One reason for this illusion of knowledge has been uncovered by other researchers at Princeton. Experiments by Anthony Bastardi and Eldor Shafir show that people place too much weight upon information if they have taken trouble to get it - even if that trouble is merely waiting a while. Information, like many other things, is subject to an endowment effect: we overvalue it simply because we've taken time and effort to acquire it. This can lead us to trade upon useless or stale information. And the more of it we have, the more likely we are to do so.

It's not just our own information we can have too much faith in: an information-rich world can cause us to have excessive confidence in others' knowledge. Brock Mendel and Andrei Shleifer at Harvard University have shown that this can lead to investors "chasing noise" - buying assets that have risen because they wrongly believe that earlier buyers know something. In this way, bubbles can emerge. They claim that this was the case in the mortgage derivatives market in the mid-2000s. It might also explain the rises in share prices and sterling early last week in the mistaken belief that the UK would vote Remain: individual traders assumed that others knew something, which merely led to the blind leading the blind.

All of this supports a point made by Nikos Askitas at Bonn's Institute for the Study of Labour - that data, like most other things, is prone to diminishing returns. "An abundance of data may be counterproductive," he says.

There's another problem. Even if many investors are both rational and well-informed (two different things) markets might still be inefficient. Stocks that are prone to bubbles are often volatile and illiquid and so hard to short sell: this short sales constraint contributed to the tech bubble in the late 1990s, and it explains why Aim stocks have generally been over-valued most of the time. This means that even if information is available it does not necessarily get embedded into prices.

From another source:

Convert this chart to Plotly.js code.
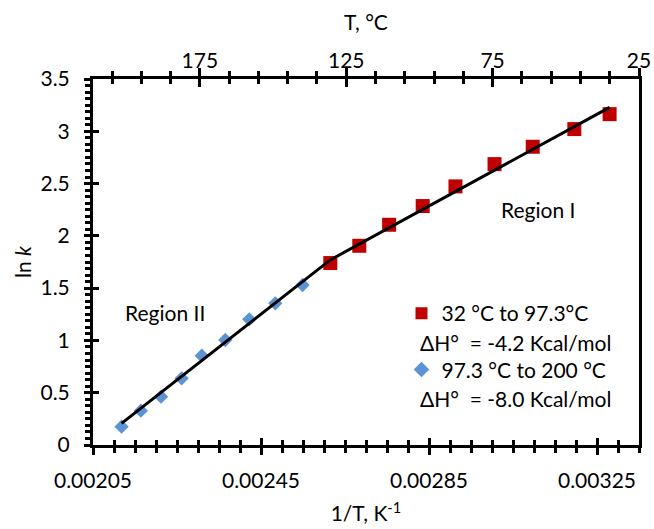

Above all, though, we must remember that even the best and fullest information can give us only the faintest glimpse into the future simply because this is largely indeterminate, at least to the degree of precision that investors need. This inherent uncertainty gives us a big space in which cognitive biases can distort our judgment.

There's an old story about a judge who, after hearing interminable evidence from a barrister, declared: "I'm none the wiser." The barrister replied: "No wiser, your honour, but much better informed." Financial markets are like that judge.